Three weeks ago, in torrential rain and on the eve of Carnival, which grips the entire continent in early February for four days of hedonistic mayhem, I arrived in the small town of Tupiza, in Bolivia’s south. Cowboy country, rough and rugged and famed for its proximity to the place where Butch Cassidy and the Sundance Kid supposedly met their bloody ends, it wasn’t long before the mountains beckoned. With friends new and old, I went exploring, first on foot and then on horseback. Unfortunately, the latter only taught me that, though I share Butch’s name, I do not share what I imagine was his natural riding talent.
The Saturday afternoon of Carnival brought with it heat, anticipation, drumming, dancing, adolescents attacking each other and every passing gringo with water balloons and shaving cream, women selling snacks and treats, men drinking a variety of local tipples, and a sense of joy and elation.
Above, in the early afternoon, the small town of Tupiza prepares itself. Below, later on, the pandemonium begins
With Carnival over, my time in Tupiza came to an end. Before I left, I stopped at the market to buy padkos for my bus trip. This particular sight, I just loved.

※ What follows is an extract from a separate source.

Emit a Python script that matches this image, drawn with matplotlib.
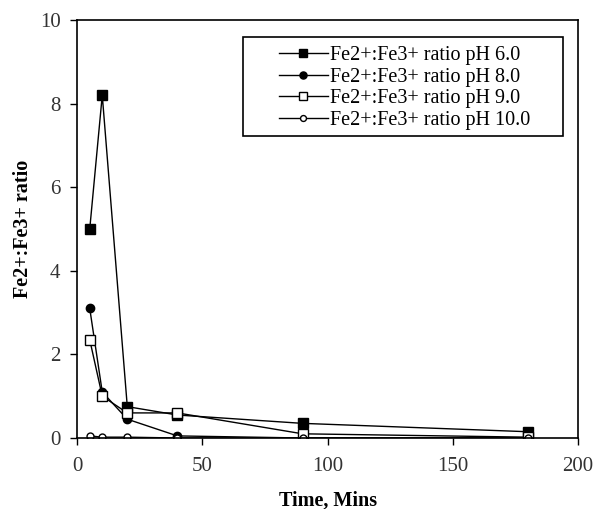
import numpy as np
import matplotlib.pyplot as plt
from matplotlib.patches import Rectangle

# data
time = [5, 10, 20, 40, 90, 180]
ph6 = [5.0, 8.2, 0.75, 0.55, 0.35, 0.15]
ph8 = [3.1, 1.1, 0.45, 0.05, 0.0, 0.0]
ph9 = [2.35, 1.0, 0.6, 0.6, 0.1, 0.02]
ph10 = [0.05, 0.02, 0.02, 0.0, 0.0, 0.0]
labels = ["Fe2+:Fe3+ ratio pH 6.0", "Fe2+:Fe3+ ratio pH 8.0",
          "Fe2+:Fe3+ ratio pH 9.0", "Fe2+:Fe3+ ratio pH 10.0"]

plt.rcParams['font.family'] = ['Liberation Serif', 'DejaVu Serif']

fig = plt.figure(figsize=(5.94, 5.09), dpi=100)
ax = fig.add_axes([0.13, 0.1395, 0.843, 0.8212])

lw = 1.0
ax.plot(time, ph6, color='black', lw=lw, marker='s', ms=7, mfc='black', label=labels[0])
ax.plot(time, ph8, color='black', lw=lw, marker='o', ms=6, mfc='black', label=labels[1])
ax.plot(time, ph9, color='black', lw=lw, marker='s', ms=7, mfc='white', label=labels[2])
ax.plot(time, ph10, color='black', lw=lw, marker='o', ms=5, mfc='white', label=labels[3])

ax.set_xlim(0, 200)
ax.set_ylim(0, 10)
ax.set_xticks([0, 50, 100, 150, 200])
ax.set_yticks([0, 2, 4, 6, 8, 10])
ax.tick_params(direction='out', length=5, width=1, labelsize=15, colors='black')
ax.tick_params(axis='x', pad=9)
ax.tick_params(axis='y', pad=7)
for t in ax.get_xticklabels() + ax.get_yticklabels():
    t.set_color('#333333')
for s in ax.spines.values():
    s.set_linewidth(1.2)

ax.set_xlabel('Time, Mins', fontsize=14.5, fontweight='bold', labelpad=10)
ax.set_ylabel('Fe2+:Fe3+ ratio', fontsize=14.5, fontweight='bold', labelpad=5)

leg = ax.legend(loc='upper right', bbox_to_anchor=(0.912, 0.947), fontsize=14.5,
                frameon=False, handlelength=2.4, handletextpad=0.1,
                labelspacing=0.12, borderpad=0.2, markerscale=0.85,
                borderaxespad=0)
# legend box is wider than its text in the original
ax.add_patch(Rectangle((0.331, 0.7225), 0.639, 0.237, transform=ax.transAxes,
                       fill=False, edgecolor='black', lw=1.2, zorder=5))

fig.savefig('out.png', dpi=100)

From Tupiza, I journeyed seven hours north to Potosi, a small city known for its altitude (it sits at over 4,000 metres above sea level) and its history of being one of the world’s wealthiest cities during its colonial years. The silver beneath its surface funded Spain for centuries. Now, however, its mines are famous only for their working conditions, advertised as being some of the most inhumane in the world. As a tourist, you are able to visit the mines, to give the miners – some of them children – gifts of coca leaves, food and alcohol, and to witness the squalor in which they work. Many tourists surface in tears. An ethical embarrassment at this situation, and my prior knowledge of the mining industry in South Africa, prevented me from participating in this kind of tourism. I’m still unsure as to whether my decision was simply an act of cowardice.
Above ground, Potosi was more enchanting than I imagined it to be. Spanish remnants remain: cobbled streets, quaint balconies, and a plethora of churches.
But Potosi did not hold me long and I continued north – to the city of Sucre and to my 27th birthday. My birthday perhaps does not merit a mention, strange and relatively solitary time that it was, but it taught me – once again – that life does not stick to the script that you write for it. I also learnt that moments of loneliness shift the instant a friendly stranger insists on taking you out for cocktails and chocolate cake, and that messages from friends and family near and far, and a gift carried across the ocean from my wonderful brother and sister-in-law, make all the difference.
But Sucre was not about birthdays for me, it was about the markets. The city’s mercado central held, without a doubt, some of the most deliciously sweet fruit I have ever tasted: apples sharp and crisp, grapes fit for the lips of Cleopatra, mangoes smooth as butter, bananas to make you weak at the knees. This, in addition to mountains of potatoes, of avocados, of almonds, and to the meat market that left nothing – nothing – spare. Every kidney, intestine, brain and beak was for sale.
A few hours from Sucre, I saw the region’s colours in all their glory and tried to imagine uses for 500 brightly coloured tablecloths.
There was a hike in Sucre too, but it was greatly surpassed by the hikes that have followed it in recent days – around the cities of Cochabamba and La Paz. Stories, perhaps, for another day.
What a journey! Thanks from all us couch potatoes.